> [Prompt]: Return all of the data exactly as written, without the pictures.

> [Data lines]:
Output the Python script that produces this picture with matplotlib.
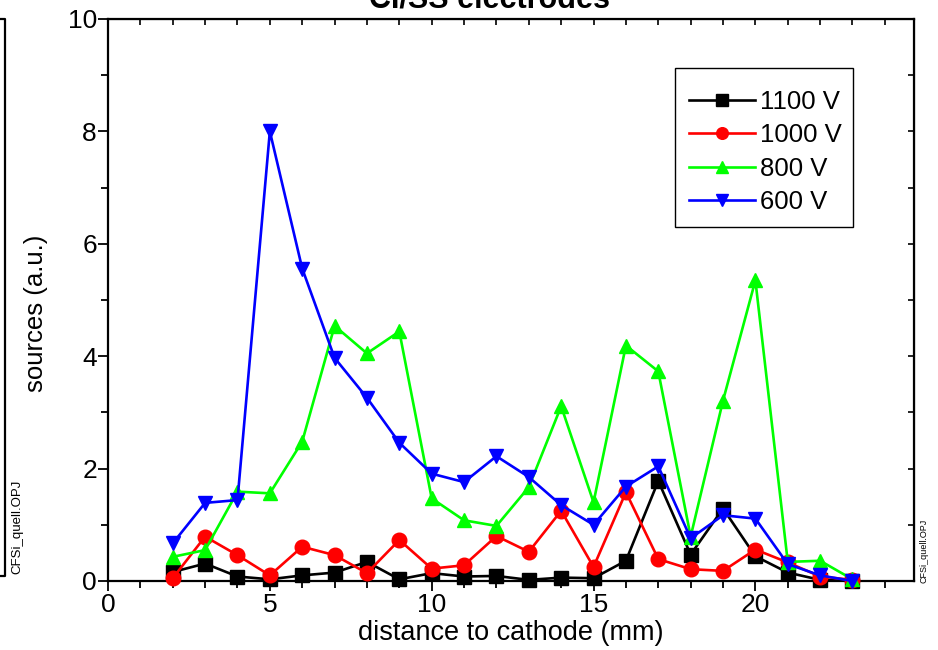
import matplotlib
matplotlib.use("Agg")
import matplotlib.pyplot as plt
from matplotlib.ticker import MultipleLocator
from matplotlib.lines import Line2D
from matplotlib.patches import Rectangle

plt.rcParams['font.family'] = ['Liberation Sans', 'DejaVu Sans']

# distance to cathode (mm)
distance = [2, 3, 4, 5, 6, 7, 8, 9, 10, 11, 12, 13, 14, 15, 16, 17, 18, 19, 20, 21, 22, 23]

# source strength (a.u.) per discharge voltage
src_1100 = [0.16, 0.31, 0.08, 0.03, 0.10, 0.15, 0.34, 0.03, 0.14, 0.08, 0.09, 0.02,
            0.06, 0.05, 0.36, 1.78, 0.47, 1.29, 0.44, 0.15, 0.02, 0.00]
src_1000 = [0.05, 0.79, 0.46, 0.10, 0.61, 0.46, 0.14, 0.73, 0.22, 0.28, 0.80, 0.52,
            1.25, 0.25, 1.58, 0.39, 0.21, 0.18, 0.56, 0.33, 0.08, 0.02]
src_800 = [0.43, 0.55, 1.59, 1.56, 2.48, 4.54, 4.05, 4.44, 1.47, 1.08, 0.98, 1.67,
           3.11, 1.40, 4.19, 3.73, 0.79, 3.21, 5.35, 0.34, 0.36, 0.03]
src_600 = [0.67, 1.39, 1.44, 8.00, 5.56, 3.97, 3.26, 2.46, 1.91, 1.76, 2.22, 1.85,
           1.35, 1.00, 1.68, 2.04, 0.76, 1.17, 1.11, 0.30, 0.10, 0.00]

series = [
    ("1100 V", src_1100, "black", "s"),
    ("1000 V", src_1000, "red", "o"),
    ("800 V", src_800, "#00ff00", "^"),
    ("600 V", src_600, "blue", "v"),
]

W, H = 938, 650
fig = plt.figure(figsize=(W / 100, H / 100), dpi=100)
ax = fig.add_axes([108 / W, 69 / H, (914 - 108) / W, (581 - 19) / H])

for label, vals, color, marker in series:
    ax.plot(distance, vals, color=color, lw=1.9, marker=marker, ms=10.5,
            mec=color, mfc=color, label=label, clip_on=False, zorder=3)

ax.set_xlim(0, 24.9)
ax.set_ylim(0, 10)
ax.xaxis.set_major_locator(MultipleLocator(5))
ax.xaxis.set_minor_locator(MultipleLocator(1))
ax.yaxis.set_major_locator(MultipleLocator(2))
ax.yaxis.set_minor_locator(MultipleLocator(1))
ax.tick_params(which='both', direction='out', width=1.3, labelsize=19)
ax.tick_params(axis='x', pad=2)
ax.tick_params(axis='y', pad=1)
ax.tick_params(which='major', length=7)
ax.tick_params(which='minor', length=5)
for sp in ax.spines.values():
    sp.set_linewidth(1.6)

# mirrored inward ticks on the top and right frame
top = ax.secondary_xaxis('top')
top.xaxis.set_major_locator(MultipleLocator(5))
top.xaxis.set_minor_locator(MultipleLocator(1))
top.tick_params(which='both', direction='in', width=1.2, length=4, labeltop=False)
right = ax.secondary_yaxis('right')
right.yaxis.set_major_locator(MultipleLocator(2))
right.yaxis.set_minor_locator(MultipleLocator(1))
right.tick_params(which='both', direction='in', width=1.2, length=4, labelright=False)

ax.set_xlabel("distance to cathode (mm)", fontsize=19.5, labelpad=2)
ax.set_ylabel("sources (a.u.)", fontsize=18.5)
ax.yaxis.set_label_coords((48 - 108) / 806, (581 - 313) / 562)

# legend entries with a separately drawn box
leg = ax.legend(loc='upper left', bbox_to_anchor=(689 / W, (H - 90) / H),
                bbox_transform=fig.transFigure, borderaxespad=0, borderpad=0,
                fontsize=18.5, frameon=False, handlelength=2.55,
                handletextpad=0.2, labelspacing=0.36, markerscale=0.8)
fig.add_artist(Rectangle((675 / W, (H - 227) / H), (853 - 675) / W, (227 - 68) / H,
                         transform=fig.transFigure, fill=False, ec='black',
                         lw=1.0, zorder=5))

fig.text(0.522, (H - 7) / H, "CI/SS electrodes", fontsize=22, fontweight='bold',
         ha='center', va='baseline')

fig.text(17 / W, (H - 527) / H, "CFSi_quell.OPJ", fontsize=9.5, rotation=90,
         ha='center', va='center')
fig.text(924 / W, (H - 551) / H, "CFSi_quell.OPJ", fontsize=6.5, rotation=90,
         ha='center', va='center')

# edge of the neighbouring panel on the left
fig.add_artist(Line2D([0, 5 / W, 5 / W, 0], [(H - 19) / H, (H - 19) / H,
                                             (H - 576) / H, (H - 576) / H],
                      color='black', lw=1.6, transform=fig.transFigure))

fig.savefig("out.png", dpi=100)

> [Solution to this exercise]:
Output the Python script that produces this picture with matplotlib.
import matplotlib
matplotlib.use("Agg")
import matplotlib.pyplot as plt
from matplotlib.ticker import MultipleLocator
from matplotlib.lines import Line2D
from matplotlib.patches import Rectangle

plt.rcParams['font.family'] = ['Liberation Sans', 'DejaVu Sans']

# distance to cathode (mm)
distance = [2, 3, 4, 5, 6, 7, 8, 9, 10, 11, 12, 13, 14, 15, 16, 17, 18, 19, 20, 21, 22, 23]

# source strength (a.u.) per discharge voltage
src_1100 = [0.16, 0.31, 0.08, 0.03, 0.10, 0.15, 0.34, 0.03, 0.14, 0.08, 0.09, 0.02,
            0.06, 0.05, 0.36, 1.78, 0.47, 1.29, 0.44, 0.15, 0.02, 0.00]
src_1000 = [0.05, 0.79, 0.46, 0.10, 0.61, 0.46, 0.14, 0.73, 0.22, 0.28, 0.80, 0.52,
            1.25, 0.25, 1.58, 0.39, 0.21, 0.18, 0.56, 0.33, 0.08, 0.02]
src_800 = [0.43, 0.55, 1.59, 1.56, 2.48, 4.54, 4.05, 4.44, 1.47, 1.08, 0.98, 1.67,
           3.11, 1.40, 4.19, 3.73, 0.79, 3.21, 5.35, 0.34, 0.36, 0.03]
src_600 = [0.67, 1.39, 1.44, 8.00, 5.56, 3.97, 3.26, 2.46, 1.91, 1.76, 2.22, 1.85,
           1.35, 1.00, 1.68, 2.04, 0.76, 1.17, 1.11, 0.30, 0.10, 0.00]

series = [
    ("1100 V", src_1100, "black", "s"),
    ("1000 V", src_1000, "red", "o"),
    ("800 V", src_800, "#00ff00", "^"),
    ("600 V", src_600, "blue", "v"),
]

W, H = 938, 650
fig = plt.figure(figsize=(W / 100, H / 100), dpi=100)
ax = fig.add_axes([108 / W, 69 / H, (914 - 108) / W, (581 - 19) / H])

for label, vals, color, marker in series:
    ax.plot(distance, vals, color=color, lw=1.9, marker=marker, ms=10.5,
            mec=color, mfc=color, label=label, clip_on=False, zorder=3)

ax.set_xlim(0, 24.9)
ax.set_ylim(0, 10)
ax.xaxis.set_major_locator(MultipleLocator(5))
ax.xaxis.set_minor_locator(MultipleLocator(1))
ax.yaxis.set_major_locator(MultipleLocator(2))
ax.yaxis.set_minor_locator(MultipleLocator(1))
ax.tick_params(which='both', direction='out', width=1.3, labelsize=19)
ax.tick_params(axis='x', pad=2)
ax.tick_params(axis='y', pad=1)
ax.tick_params(which='major', length=7)
ax.tick_params(which='minor', length=5)
for sp in ax.spines.values():
    sp.set_linewidth(1.6)

# mirrored inward ticks on the top and right frame
top = ax.secondary_xaxis('top')
top.xaxis.set_major_locator(MultipleLocator(5))
top.xaxis.set_minor_locator(MultipleLocator(1))
top.tick_params(which='both', direction='in', width=1.2, length=4, labeltop=False)
right = ax.secondary_yaxis('right')
right.yaxis.set_major_locator(MultipleLocator(2))
right.yaxis.set_minor_locator(MultipleLocator(1))
right.tick_params(which='both', direction='in', width=1.2, length=4, labelright=False)

ax.set_xlabel("distance to cathode (mm)", fontsize=19.5, labelpad=2)
ax.set_ylabel("sources (a.u.)", fontsize=18.5)
ax.yaxis.set_label_coords((48 - 108) / 806, (581 - 313) / 562)

# legend entries with a separately drawn box
leg = ax.legend(loc='upper left', bbox_to_anchor=(689 / W, (H - 90) / H),
                bbox_transform=fig.transFigure, borderaxespad=0, borderpad=0,
                fontsize=18.5, frameon=False, handlelength=2.55,
                handletextpad=0.2, labelspacing=0.36, markerscale=0.8)
fig.add_artist(Rectangle((675 / W, (H - 227) / H), (853 - 675) / W, (227 - 68) / H,
                         transform=fig.transFigure, fill=False, ec='black',
                         lw=1.0, zorder=5))

fig.text(0.522, (H - 7) / H, "CI/SS electrodes", fontsize=22, fontweight='bold',
         ha='center', va='baseline')

fig.text(17 / W, (H - 527) / H, "CFSi_quell.OPJ", fontsize=9.5, rotation=90,
         ha='center', va='center')
fig.text(924 / W, (H - 551) / H, "CFSi_quell.OPJ", fontsize=6.5, rotation=90,
         ha='center', va='center')

# edge of the neighbouring panel on the left
fig.add_artist(Line2D([0, 5 / W, 5 / W, 0], [(H - 19) / H, (H - 19) / H,
                                             (H - 576) / H, (H - 576) / H],
                      color='black', lw=1.6, transform=fig.transFigure))

fig.savefig("out.png", dpi=100)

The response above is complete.